Source code of charts
..........

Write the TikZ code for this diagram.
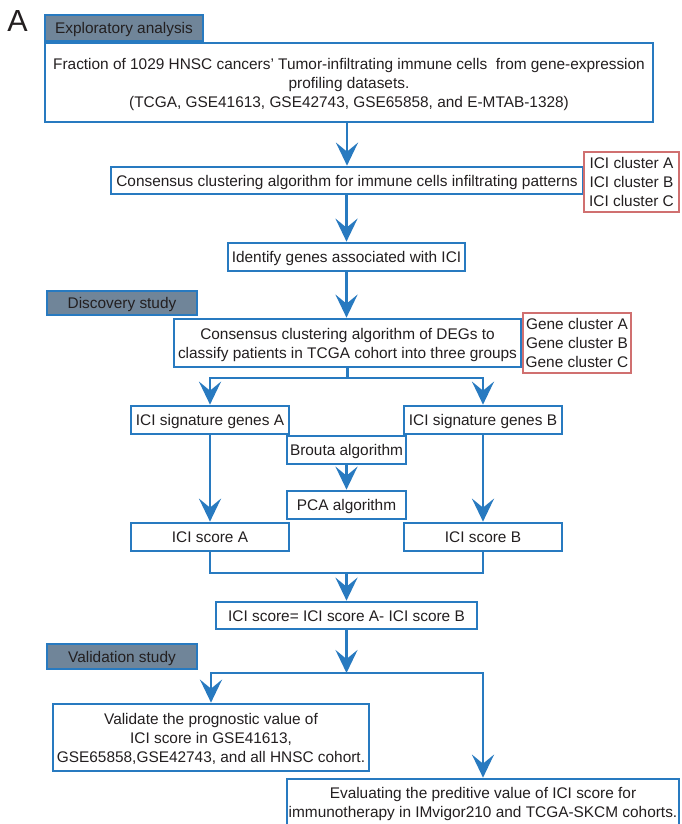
\documentclass[tikz,border=0pt]{standalone}
\usepackage{fontspec}
\setmainfont{Liberation Sans}
\usetikzlibrary{arrows.meta}
\definecolor{fblue}{RGB}{40,122,192}
\definecolor{hdrfill}{RGB}{112,133,153}
\definecolor{cred}{RGB}{208,112,112}
\definecolor{txt}{RGB}{35,31,32}
\begin{document}
\begin{tikzpicture}[x=1pt,y=-1pt,
  box/.style={draw=fblue, line width=2.7pt, fill=white, rectangle, align=center,
    inner sep=0pt, text=txt, text depth=0pt, font=\fontsize{15.4}{19}\selectfont},
  one/.style={text height=11pt, text depth=0pt},
  hdr/.style={box, fill=hdrfill},
  redbox/.style={box, draw=cred},
  ln/.style={draw=fblue, line width=2.7pt},
  arr/.style={draw=fblue, line width=2.7pt, -{Stealth[length=23pt,width=22pt,inset=9pt]}}]
\useasboundingbox (0,0) rectangle (681,824);
\clip (0,0) rectangle (681,824);
\fill[white] (0,0) rectangle (681,824);

\node[text=txt, inner sep=0pt, font=\fontsize{30.5}{30}\selectfont] (lblA) at (17.5,21) {A};

\node[hdr, one, minimum width=158pt, minimum height=26pt] (h1) at (124,28) {Exploratory analysis};
\node[box, minimum width=608pt, minimum height=79pt] (b1) at (349,82.5)
  {Fraction of 1029 HNSC cancers’ Tumor-infiltrating immune cells\ \ from gene-expression\\
   profiling datasets.\\
   (TCGA, GSE41613, GSE42743, GSE65858, and E-MTAB-1328)};
\node[box, one, minimum width=472pt, minimum height=27pt] (b2) at (347,180.5)
  {Consensus clustering algorithm for immune cells infiltrating patterns};
\node[redbox, minimum width=95pt, minimum height=60pt] (r1) at (631.5,182)
  {ICI cluster A\\ICI cluster B\\ICI cluster C};
\node[box, one, minimum width=237pt, minimum height=28pt] (b3) at (346.5,257)
  {Identify genes associated with ICI};

\node[hdr, one, minimum width=150pt, minimum height=24pt] (h2) at (122,303) {Discovery study};
\node[box, minimum width=347pt, minimum height=48pt] (b4) at (347.5,343)
  {Consensus clustering algorithm of DEGs to\\classify patients in TCGA cohort into three groups};
\node[redbox, minimum width=108pt, minimum height=60pt] (r2) at (577,343)
  {Gene cluster A\\Gene cluster B\\Gene cluster C};
\node[box, one, minimum width=158pt, minimum height=28pt] (sa) at (210,420) {ICI signature genes A};
\node[box, one, minimum width=158pt, minimum height=28pt] (sb) at (483,420) {ICI signature genes B};
\node[box, one, minimum width=119pt, minimum height=28pt] (br) at (346.5,450) {Brouta algorithm};
\node[box, one, minimum width=119pt, minimum height=28pt] (pca) at (346.5,505) {PCA algorithm};
\node[box, one, minimum width=158pt, minimum height=28pt] (ca) at (210,537) {ICI score A};
\node[box, one, minimum width=158pt, minimum height=28pt] (cb) at (483,537) {ICI score B};
\node[box, one, minimum width=261pt, minimum height=27pt] (b7) at (346.5,615.5)
  {ICI score= ICI score A- ICI score B};

\node[hdr, one, minimum width=150pt, minimum height=25pt] (h3) at (122,656.5) {Validation study};
\node[box, minimum width=316pt, minimum height=67pt] (val) at (211,737.5)
  {Validate the prognostic value of\\ICI score in GSE41613,\\GSE65858,GSE42743, and all HNSC cohort.};
\node[box, minimum width=392pt, minimum height=47pt] (ev) at (483,802.5)
  {Evaluating the preditive value of ICI score for\\immunotherapy in IMvigor210 and TCGA-SKCM cohorts.};

% connectors
\draw[arr] (b2.north |- b1.south) -- (b2.north);
\draw[arr] (b3.north |- b2.south) -- (b3.north);
\draw[arr] (b3.south) -- (b3.south |- b4.north);

\coordinate (s1) at (347.5,378);
\draw[ln] (b4.south) -- (s1);
\draw[arr] (s1) -| (sa.north);
\draw[arr] (s1) -| (sb.north);

\draw[arr] (sa.south) -- (ca.north);
\draw[arr] (sb.south) -- (cb.north);
\draw[arr] (br.south) -- (pca.north);

\coordinate (m1) at (346.5,573);
\draw[ln] (ca.south) |- (m1) -| (cb.south);
\draw[arr] (m1) -- (b7.north);

\coordinate (v1) at (346.5,673);
\draw[arr] (b7.south) -- (v1);
\draw[ln] (sa.south |- v1) -- (sb.south |- v1);
\draw[arr] (v1) -| (val.north);
\draw[arr] (v1) -| (ev.north);
\end{tikzpicture}
\end{document}
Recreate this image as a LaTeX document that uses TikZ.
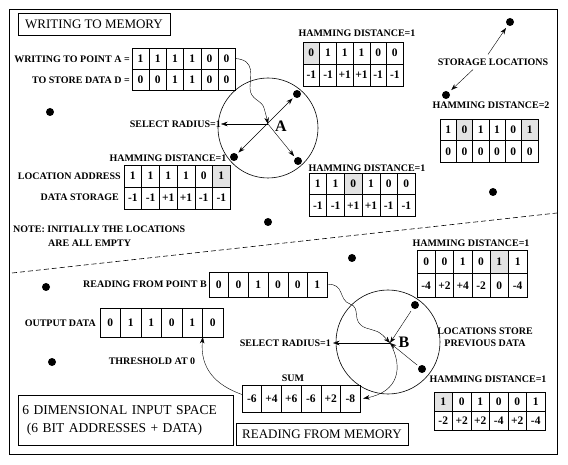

..........

Return every line of the preceding records in which the word "this" appears.

* [Right answer]
Write the TikZ code for this diagram.
Recreate this image as a LaTeX document that uses TikZ.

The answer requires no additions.